* Begin Data shown *

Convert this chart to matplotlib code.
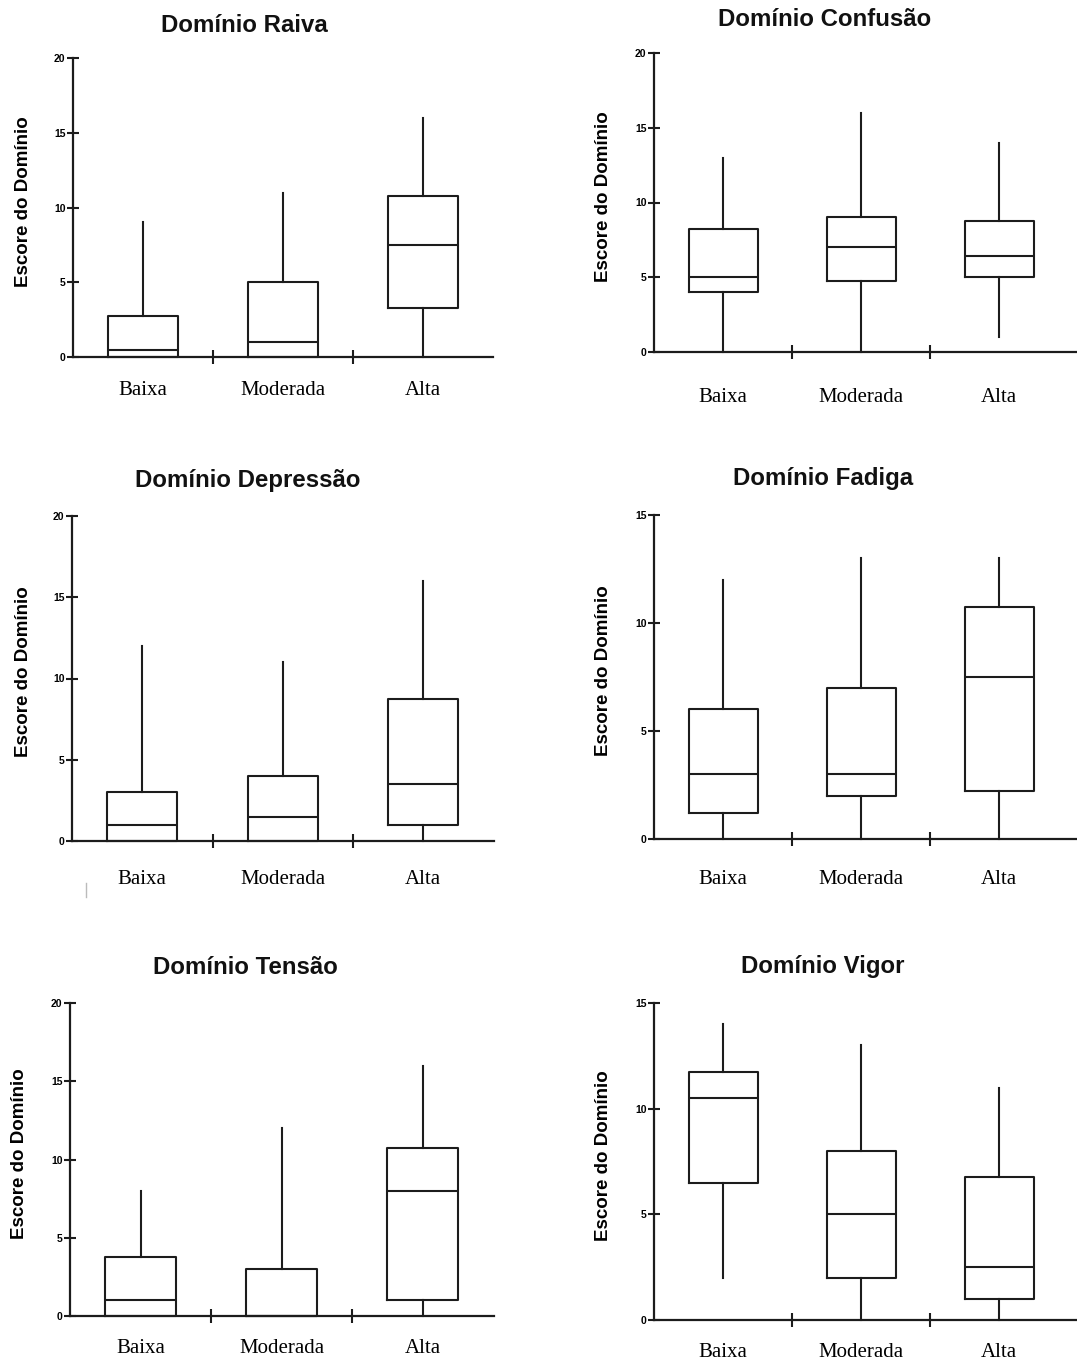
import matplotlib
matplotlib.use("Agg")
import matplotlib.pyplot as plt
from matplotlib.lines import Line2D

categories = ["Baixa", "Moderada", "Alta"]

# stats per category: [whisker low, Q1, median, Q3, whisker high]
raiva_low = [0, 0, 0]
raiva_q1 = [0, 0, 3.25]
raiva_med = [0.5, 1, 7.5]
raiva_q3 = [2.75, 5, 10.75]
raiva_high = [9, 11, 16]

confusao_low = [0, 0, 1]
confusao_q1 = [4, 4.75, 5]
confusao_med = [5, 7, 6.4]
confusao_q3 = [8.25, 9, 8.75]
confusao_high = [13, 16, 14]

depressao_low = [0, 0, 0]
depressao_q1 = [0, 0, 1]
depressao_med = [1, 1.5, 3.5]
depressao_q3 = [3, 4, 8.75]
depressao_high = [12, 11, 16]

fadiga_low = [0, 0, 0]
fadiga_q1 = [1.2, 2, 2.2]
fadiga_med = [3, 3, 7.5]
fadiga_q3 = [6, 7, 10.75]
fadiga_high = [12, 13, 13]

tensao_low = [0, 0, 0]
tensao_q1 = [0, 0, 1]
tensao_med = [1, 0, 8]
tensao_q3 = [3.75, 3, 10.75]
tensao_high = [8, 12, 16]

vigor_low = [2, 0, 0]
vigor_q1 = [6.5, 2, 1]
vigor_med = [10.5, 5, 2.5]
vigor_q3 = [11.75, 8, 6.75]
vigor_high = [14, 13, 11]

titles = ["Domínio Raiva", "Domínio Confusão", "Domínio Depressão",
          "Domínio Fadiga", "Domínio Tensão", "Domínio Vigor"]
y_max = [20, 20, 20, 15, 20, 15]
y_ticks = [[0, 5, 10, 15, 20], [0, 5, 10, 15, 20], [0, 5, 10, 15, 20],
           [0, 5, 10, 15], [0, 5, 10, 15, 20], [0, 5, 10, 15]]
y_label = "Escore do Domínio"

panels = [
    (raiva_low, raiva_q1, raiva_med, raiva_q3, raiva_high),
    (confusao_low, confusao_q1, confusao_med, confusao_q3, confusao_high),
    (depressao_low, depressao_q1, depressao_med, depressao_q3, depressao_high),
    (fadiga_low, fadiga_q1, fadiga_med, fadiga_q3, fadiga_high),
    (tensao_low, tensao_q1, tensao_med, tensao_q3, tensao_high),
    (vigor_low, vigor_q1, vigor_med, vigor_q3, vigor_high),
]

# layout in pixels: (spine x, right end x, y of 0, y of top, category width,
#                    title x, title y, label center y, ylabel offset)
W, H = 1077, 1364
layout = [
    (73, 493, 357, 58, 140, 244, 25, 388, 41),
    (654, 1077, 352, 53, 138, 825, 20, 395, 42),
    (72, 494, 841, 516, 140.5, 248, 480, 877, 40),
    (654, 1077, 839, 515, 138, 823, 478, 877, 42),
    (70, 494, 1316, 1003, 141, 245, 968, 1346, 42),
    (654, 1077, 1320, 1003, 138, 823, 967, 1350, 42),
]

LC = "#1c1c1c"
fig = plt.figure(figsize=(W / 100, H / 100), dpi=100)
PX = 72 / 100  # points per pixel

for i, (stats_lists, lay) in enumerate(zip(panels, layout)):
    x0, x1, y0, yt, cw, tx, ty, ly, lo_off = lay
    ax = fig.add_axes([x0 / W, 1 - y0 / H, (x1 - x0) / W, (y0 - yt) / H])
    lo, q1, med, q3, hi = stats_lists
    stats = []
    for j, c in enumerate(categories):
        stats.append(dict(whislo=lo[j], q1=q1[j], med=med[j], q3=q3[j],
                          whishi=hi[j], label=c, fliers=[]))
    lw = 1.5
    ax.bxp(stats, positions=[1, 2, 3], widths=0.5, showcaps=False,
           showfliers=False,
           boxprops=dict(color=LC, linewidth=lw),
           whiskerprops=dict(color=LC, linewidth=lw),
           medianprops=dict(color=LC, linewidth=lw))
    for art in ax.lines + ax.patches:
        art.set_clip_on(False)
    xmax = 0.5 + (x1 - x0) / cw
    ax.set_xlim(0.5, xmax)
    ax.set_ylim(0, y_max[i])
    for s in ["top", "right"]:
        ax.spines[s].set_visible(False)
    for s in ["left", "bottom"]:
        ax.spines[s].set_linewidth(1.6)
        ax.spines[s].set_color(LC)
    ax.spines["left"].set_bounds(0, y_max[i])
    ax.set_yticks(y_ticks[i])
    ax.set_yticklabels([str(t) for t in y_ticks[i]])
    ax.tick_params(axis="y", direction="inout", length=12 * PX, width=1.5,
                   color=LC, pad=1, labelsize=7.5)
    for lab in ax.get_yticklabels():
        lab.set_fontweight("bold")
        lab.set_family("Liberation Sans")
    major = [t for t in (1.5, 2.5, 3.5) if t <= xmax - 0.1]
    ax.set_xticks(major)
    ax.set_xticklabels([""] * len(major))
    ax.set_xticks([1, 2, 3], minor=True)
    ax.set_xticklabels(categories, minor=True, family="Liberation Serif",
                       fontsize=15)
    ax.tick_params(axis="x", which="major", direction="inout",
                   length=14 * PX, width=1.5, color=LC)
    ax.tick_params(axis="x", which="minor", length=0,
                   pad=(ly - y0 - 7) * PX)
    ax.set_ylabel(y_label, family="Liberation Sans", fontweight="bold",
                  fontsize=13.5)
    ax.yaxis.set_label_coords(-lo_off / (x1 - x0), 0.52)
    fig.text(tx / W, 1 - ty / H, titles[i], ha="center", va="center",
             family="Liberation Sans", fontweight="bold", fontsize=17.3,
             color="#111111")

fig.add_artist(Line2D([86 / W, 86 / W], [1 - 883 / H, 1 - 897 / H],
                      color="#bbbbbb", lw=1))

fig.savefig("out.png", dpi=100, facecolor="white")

* End Data shown *

What is expected — Pictures stay out. Print the data exactly, from its first line through the line containing "fadiga_high = [12, 13, 13]".

Output of the exercise —
Convert this chart to matplotlib code.
import matplotlib
matplotlib.use("Agg")
import matplotlib.pyplot as plt
from matplotlib.lines import Line2D

categories = ["Baixa", "Moderada", "Alta"]

# stats per category: [whisker low, Q1, median, Q3, whisker high]
raiva_low = [0, 0, 0]
raiva_q1 = [0, 0, 3.25]
raiva_med = [0.5, 1, 7.5]
raiva_q3 = [2.75, 5, 10.75]
raiva_high = [9, 11, 16]

confusao_low = [0, 0, 1]
confusao_q1 = [4, 4.75, 5]
confusao_med = [5, 7, 6.4]
confusao_q3 = [8.25, 9, 8.75]
confusao_high = [13, 16, 14]

depressao_low = [0, 0, 0]
depressao_q1 = [0, 0, 1]
depressao_med = [1, 1.5, 3.5]
depressao_q3 = [3, 4, 8.75]
depressao_high = [12, 11, 16]

fadiga_low = [0, 0, 0]
fadiga_q1 = [1.2, 2, 2.2]
fadiga_med = [3, 3, 7.5]
fadiga_q3 = [6, 7, 10.75]
fadiga_high = [12, 13, 13]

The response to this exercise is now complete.